A group of university students meet after class at a café called Eden, where they perform enigmatic rituals and games—such as a simulated Russian roulette or pretending one of them has been poisoned to death. One evening an older stranger named Duchemin enters Eden and engages them in magic tricks. He asks them to pick up broken glass pieces with bare hands and heals the resulting cut wounds instantly, a trick he says he learned in Africa. He offers a drug he calls "fear powder", which one of the students, Violette, takes. She hallucinates, terrified by lurid visions of torture and murder, but soon bursts out laughing. She agrees to meet Duchemin later at night in an abandoned factory, where she gets lost upon arrival. After going through a series of hallucinatory visions, which includes a semen-like substance oozing from a pipe, she exits the factory next morning. Duchemin is found dead at the foot of a staircase overlooking the nearby canal.
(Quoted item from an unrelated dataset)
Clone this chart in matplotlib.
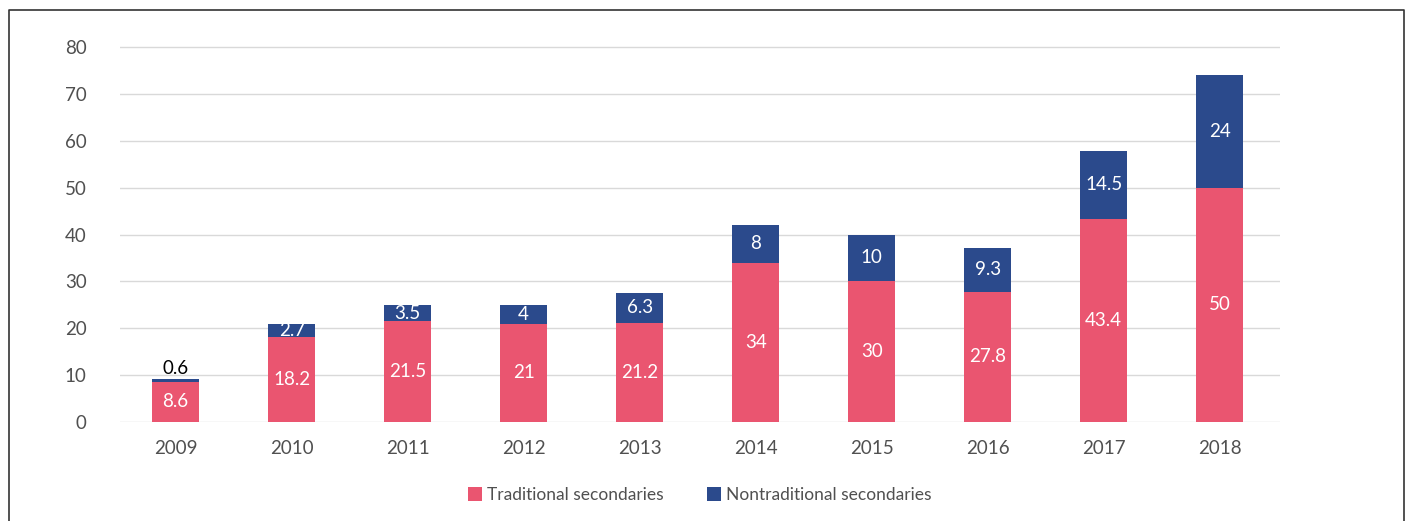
import matplotlib
matplotlib.use("Agg")
import matplotlib.pyplot as plt
from matplotlib.lines import Line2D
import numpy as np

years = ["2009", "2010", "2011", "2012", "2013", "2014", "2015", "2016", "2017", "2018"]
traditional = [8.6, 18.2, 21.5, 21, 21.2, 34, 30, 27.8, 43.4, 50]
nontraditional = [0.6, 2.7, 3.5, 4, 6.3, 8, 10, 9.3, 14.5, 24]
trad_labels = ["8.6", "18.2", "21.5", "21", "21.2", "34", "30", "27.8", "43.4", "50"]
nontrad_labels = ["0.6", "2.7", "3.5", "4", "6.3", "8", "10", "9.3", "14.5", "24"]
series_names = ["Traditional secondaries", "Nontraditional secondaries"]
yticks = [0, 10, 20, 30, 40, 50, 60, 70, 80]

plt.rcParams['font.family'] = ['Lato', 'DejaVu Sans']

PINK = "#EA5570"
NAVY = "#2B4A8C"
GRAY = "#505050"

fig = plt.figure(figsize=(14.06, 5.21), dpi=100)
ax = fig.add_axes([120/1406, 1-422/521, (1280-120)/1406, 375/521 * 82/80])

x = np.arange(len(years))
w = 0.40
ax.bar(x, traditional, w, color=PINK, label=series_names[0], zorder=3)
ax.bar(x, nontraditional, w, bottom=traditional, color=NAVY, label=series_names[1], zorder=3)

for i in range(len(years)):
    ax.text(x[i], traditional[i] / 2, trad_labels[i], ha='center', va='center',
            color='white', fontsize=13.5, zorder=4)
    if nontraditional[i] < 2:
        ax.text(x[i], traditional[i] + nontraditional[i] + 0.3, nontrad_labels[i],
                ha='center', va='bottom', color='black', fontsize=13.5, zorder=4)
    else:
        ax.text(x[i], traditional[i] + nontraditional[i] / 2, nontrad_labels[i],
                ha='center', va='center', color='white', fontsize=13.5, zorder=4)

ax.set_xlim(-0.48, len(years) - 1 + 0.52)
ax.set_ylim(0, 82)
ax.set_yticks(yticks)
ax.set_xticks(x)
ax.set_xticklabels(years)
ax.tick_params(axis='both', length=0, labelsize=13.5, colors=GRAY)
ax.tick_params(axis='x', pad=13)
ax.tick_params(axis='y', pad=24)
ax.grid(axis='y', color='#D9D9D9', linewidth=1, zorder=0)
for s in ax.spines.values():
    s.set_visible(False)

ax.legend(loc='center', bbox_to_anchor=(0.5, (495 - 422) / -375 * 80 / 82), ncol=2,
          frameon=False, fontsize=12.5, handlelength=0.8, handleheight=0.8,
          handletextpad=0.3, columnspacing=2.5, labelcolor=GRAY)

# frame around the figure (left, top, right)
fx0, fx1 = 8.5/1406, 1403.5/1406
fy = 1 - 9.5/521
fig.add_artist(Line2D([fx0, fx0, fx1, fx1], [0, fy, fy, 0], color='#333333', linewidth=1.2))

fig.savefig("out.png", dpi=100)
She finds a postcard from Tunisia in his pocket.
Returning home, she discovers that she has been robbed of a valuable painting. She leaves for Tunisia, where she meets Duchemin's doppelgänger named Dutchman and becomes his lover. A gang of thugs who seem like the students she was with at Eden kidnap her. Imprisoned and subjected to torture, she manages to free herself with the help of a doppelgänger of hers. Violette recovers the painting and finds Dutchman dead at the foot of a staircase by the sea, which reminds her of the place where she found Duchemin's body earlier.
Back home, Violette narrates that nothing has happened yet or perhaps everything was just a fantasy, hallucination, or premonitory dream of hers.
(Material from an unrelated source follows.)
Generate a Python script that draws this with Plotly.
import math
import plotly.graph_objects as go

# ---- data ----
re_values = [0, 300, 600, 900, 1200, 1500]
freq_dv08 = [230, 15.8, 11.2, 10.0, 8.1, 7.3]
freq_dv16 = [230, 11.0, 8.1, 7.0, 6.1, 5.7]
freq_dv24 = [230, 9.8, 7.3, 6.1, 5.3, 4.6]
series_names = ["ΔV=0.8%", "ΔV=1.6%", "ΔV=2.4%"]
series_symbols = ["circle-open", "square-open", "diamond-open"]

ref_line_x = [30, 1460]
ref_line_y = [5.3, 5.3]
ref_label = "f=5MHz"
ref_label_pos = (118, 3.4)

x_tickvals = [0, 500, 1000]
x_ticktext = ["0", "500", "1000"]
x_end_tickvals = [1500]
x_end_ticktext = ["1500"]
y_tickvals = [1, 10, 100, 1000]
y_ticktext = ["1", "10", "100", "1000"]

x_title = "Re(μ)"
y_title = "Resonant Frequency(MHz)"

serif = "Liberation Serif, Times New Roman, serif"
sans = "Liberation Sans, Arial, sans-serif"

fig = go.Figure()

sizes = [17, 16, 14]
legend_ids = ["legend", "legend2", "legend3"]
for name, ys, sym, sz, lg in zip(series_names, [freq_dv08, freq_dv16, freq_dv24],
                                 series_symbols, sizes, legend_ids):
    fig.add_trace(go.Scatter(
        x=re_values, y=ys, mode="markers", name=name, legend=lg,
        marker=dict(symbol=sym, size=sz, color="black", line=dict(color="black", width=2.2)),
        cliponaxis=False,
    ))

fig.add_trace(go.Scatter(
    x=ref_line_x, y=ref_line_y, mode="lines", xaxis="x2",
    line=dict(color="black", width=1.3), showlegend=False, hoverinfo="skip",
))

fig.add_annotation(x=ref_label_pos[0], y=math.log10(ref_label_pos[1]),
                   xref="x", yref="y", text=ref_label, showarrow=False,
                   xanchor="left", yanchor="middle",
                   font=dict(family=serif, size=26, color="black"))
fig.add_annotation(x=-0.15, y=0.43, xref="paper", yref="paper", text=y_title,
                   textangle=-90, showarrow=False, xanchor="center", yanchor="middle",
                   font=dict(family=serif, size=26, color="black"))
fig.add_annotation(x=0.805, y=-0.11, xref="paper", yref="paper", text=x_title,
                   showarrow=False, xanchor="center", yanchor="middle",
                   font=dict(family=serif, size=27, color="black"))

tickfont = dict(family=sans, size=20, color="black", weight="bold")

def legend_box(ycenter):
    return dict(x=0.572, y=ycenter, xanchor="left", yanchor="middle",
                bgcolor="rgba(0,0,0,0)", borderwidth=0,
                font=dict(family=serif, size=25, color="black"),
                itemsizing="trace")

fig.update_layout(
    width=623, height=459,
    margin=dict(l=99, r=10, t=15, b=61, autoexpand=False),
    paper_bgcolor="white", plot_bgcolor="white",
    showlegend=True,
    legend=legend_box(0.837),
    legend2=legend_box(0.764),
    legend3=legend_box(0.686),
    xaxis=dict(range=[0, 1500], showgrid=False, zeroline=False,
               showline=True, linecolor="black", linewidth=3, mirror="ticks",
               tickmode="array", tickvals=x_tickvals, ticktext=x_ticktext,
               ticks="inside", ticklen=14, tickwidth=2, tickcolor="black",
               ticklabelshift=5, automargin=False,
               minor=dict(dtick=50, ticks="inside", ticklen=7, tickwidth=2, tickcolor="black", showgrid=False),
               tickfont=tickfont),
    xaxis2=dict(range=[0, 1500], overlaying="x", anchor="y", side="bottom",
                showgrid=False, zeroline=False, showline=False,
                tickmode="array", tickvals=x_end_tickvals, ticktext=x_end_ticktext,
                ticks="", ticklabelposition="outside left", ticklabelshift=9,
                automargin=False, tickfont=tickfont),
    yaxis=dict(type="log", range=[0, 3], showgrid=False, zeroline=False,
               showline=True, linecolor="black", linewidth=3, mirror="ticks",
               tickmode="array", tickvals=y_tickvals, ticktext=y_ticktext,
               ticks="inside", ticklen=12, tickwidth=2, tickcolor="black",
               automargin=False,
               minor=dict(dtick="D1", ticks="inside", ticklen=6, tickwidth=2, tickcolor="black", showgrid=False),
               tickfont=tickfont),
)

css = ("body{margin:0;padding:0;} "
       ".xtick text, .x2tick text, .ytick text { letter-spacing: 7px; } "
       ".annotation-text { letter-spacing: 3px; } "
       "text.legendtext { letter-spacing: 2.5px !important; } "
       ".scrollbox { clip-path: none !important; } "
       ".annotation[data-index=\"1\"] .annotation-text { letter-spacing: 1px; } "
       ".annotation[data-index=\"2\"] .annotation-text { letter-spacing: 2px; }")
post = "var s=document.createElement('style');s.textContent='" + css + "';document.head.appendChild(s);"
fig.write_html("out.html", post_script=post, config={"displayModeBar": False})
According to Robbe-Grillet, his imagination lacked colours and therefore he was disinclined to make films in colour.[4] All his films prior to Eden and After had been shot in black-and-white. However, after the commercial underperformance of The Man Who Lies (1968), he considered to quit filmmaking because he felt making films in black-and-white was no longer viable in the industry.[5][6]
There was no detailed script for Eden and After.[7] Robbe-Grillet created a story using the system Austrian-American composer Arnold Schoenberg used in his version of the twelve-tone technique, constructing the film's plot with ten sets of twelve themes arranged in a different order for each set.[7][8] Robbe-Grillet described the result as a mixture of Alice's Adventures in Wonderland and Marquis de Sade's Justine, with certain components taken from the chivalric romance.[1] With no written details to rely on, Robbe-Grillet had to discuss each shot and scene at depth with the film's cinematographer Igor Luther , which granted Luther considerable creative control over the film.[2]
Most of the actors Robbe-Grillet hired for the film were obscure since well-established ones in general would not work for a film project that had no proper script.[7] The hired actors had been informed very little about the film before the production began, only that it was to be shot in Czechoslovakia and Djerba, a Tunisian island.[7]